Since "Spree" was based on the concept of pursuit curves, Sanzel based included a variation called the trawler problem in "Two Daughters". The trawler problem is a real-life application of pursuit curves used to find slow-travelling boats.

===Casting===
The rewrite of the script allowed three people to appear in both episodes. David Gallagher reprised his role as Buck Winters, and Kim Dickens reprised her role as Crystal Hoyle. Marking his fourth appearance on the series, Lou Diamond Phillips reprised his role as FBI Special Agent Ian Edgerton.

===Filming===
Although director John Behring directed "Spree", director Alex Zakrzewski directed "Two Daughters". Behring finished filming "Spree" on a Friday, and Zakrzewski began filming "Two Daughters" on the following Monday. Having already developed a plan, Zakrzewski filmed scenes quickly. He also accepted suggestions from the actors. While filming Buck's interrogation scene several times, Zakrzewski initially shot Phillips walking into the interrogation room without showing Phillips' face. Upon Phillips' suggestion, Zakrzewski then filmed Phillips' face as he walked into the interrogation room.

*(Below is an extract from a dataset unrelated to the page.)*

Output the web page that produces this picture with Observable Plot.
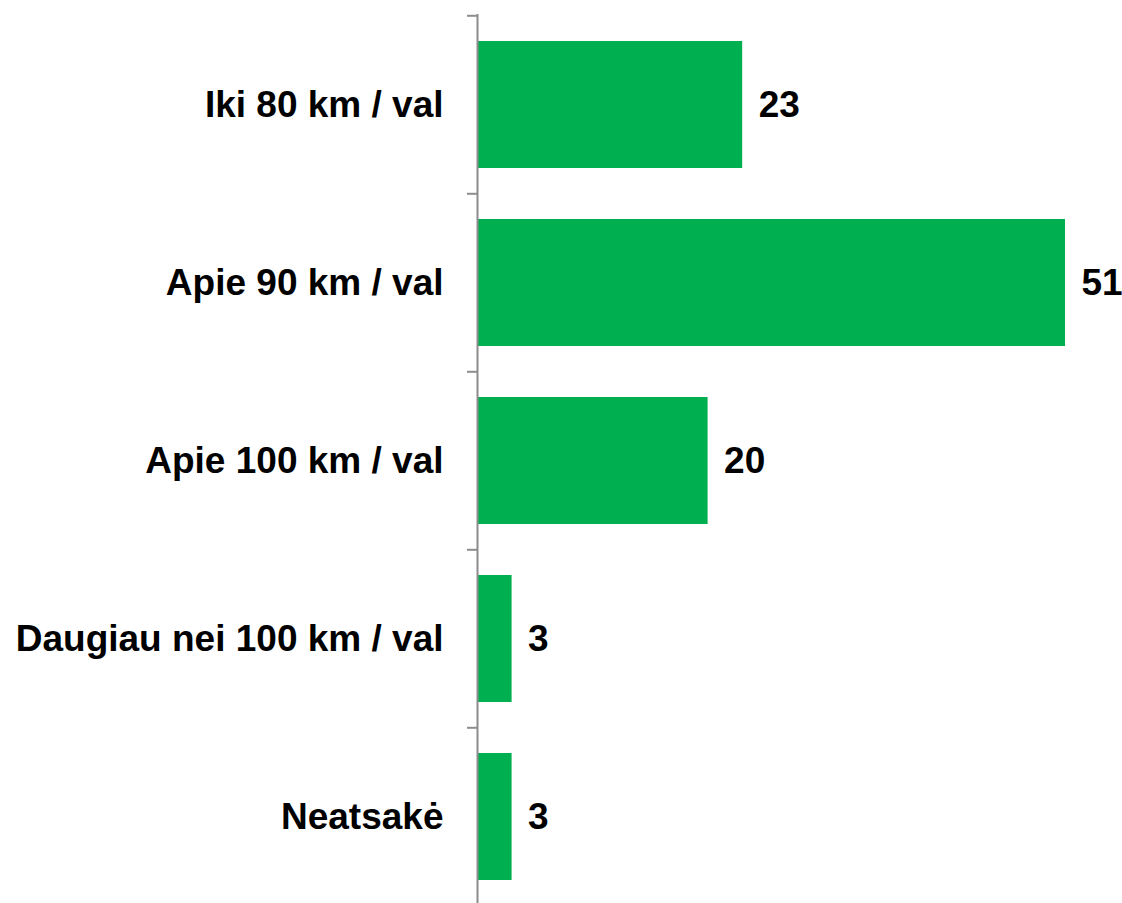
<!DOCTYPE html>
<html><head><meta charset="utf-8">
<script src="https://cdn.jsdelivr.net/npm/d3@7"></script>
<script src="https://cdn.jsdelivr.net/npm/@observablehq/plot@0.6"></script>
<style>
body{margin:0;background:#fff;}
svg{display:block;}
</style>
</head><body><div id="chart"></div>
<script>
const categories = ["Iki 80 km / val","Apie 90 km / val","Apie 100 km / val","Daugiau nei 100 km / val","Neatsakė"];
const values = [23, 51, 20, 3, 3];
const data = categories.map((c,i)=>({cat:c, v:values[i]}));

const W = 1122, H = 903;
const mTop = 14, mBottom = -4, mLeft = 477, mRight = 0;
const pIn = 0.285, pOut = 0.145;
const step = (H - mBottom - mTop) / (categories.length - pIn + 2 * pOut);
const FONT = "'Liberation Sans', Arial, sans-serif";

const chart = Plot.plot({
  width: W, height: H,
  marginLeft: mLeft, marginRight: mRight, marginTop: mTop, marginBottom: mBottom,
  style: {fontFamily: FONT, background: "#fff"},
  x: {domain: [0, 51], range: [mLeft, 1065], axis: null},
  y: {domain: categories, paddingInner: pIn, paddingOuter: pOut, axis: null},
  marks: [
    Plot.barX(data, {y: "cat", x: "v", fill: "#00b050", insetLeft: 1}),
    Plot.text(data, {y: "cat", x: "v", text: d => String(d.v), textAnchor: "start", dx: 16,
      fontSize: 37, fontWeight: "bold", fill: "#000", fontFamily: FONT}),
    Plot.axisY({tickSize: 0, tickPadding: 34, fontSize: 37, fontWeight: "bold", color: "#000", fontFamily: FONT, label: null}),
    Plot.axisY({tickSize: 10, text: null, dy: -step/2, stroke: "#8c8c8c", strokeWidth: 2, strokeOpacity: 1, label: null}),
    Plot.ruleX([0], {stroke: "#8c8c8c", strokeWidth: 2})
  ]
});
document.getElementById("chart").appendChild(chart);
</script>
</body></html>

When filming began on the episode, Diane Farr learned that she was pregnant. Farr told series executive producer Barry Schindel and several people on set, including Sanzel, about the pregnancy. She and the producers discussed her level of physical activity during the action scenes. During the scene where Crystal fired a gun at Megan, they used a stunt double to kick Crystal.

Due to the level of violence in the episode, the producers attempted to balance the audience's sensitivities with reality. Producers and Sanzel discussed the type of cut on Megan's arm. They also discussed the amount of blood that was to be shown in both the scene where the team rescues Megan and the scene where David and Colby find the dead attorney. The amount of blood was added during post-production.

==Reception==
Over 10.69 million people in the United States watched "Two Daughters". Critically, the episode was very well received. Calling both "Spree" and "Two Daughters" "stand-alone", Cynthia Boris of DVD Verdict seemed to enjoy the episode. Stating that the episode's appeal was in the effects of the case on the team, Jeffrey Robinson of DVD Talk called "Two Daughters" "[o]ne of the season's strongest episodes". Donald Liebenson, an editor for Amazon.com, called "Two Daughters" "compelling".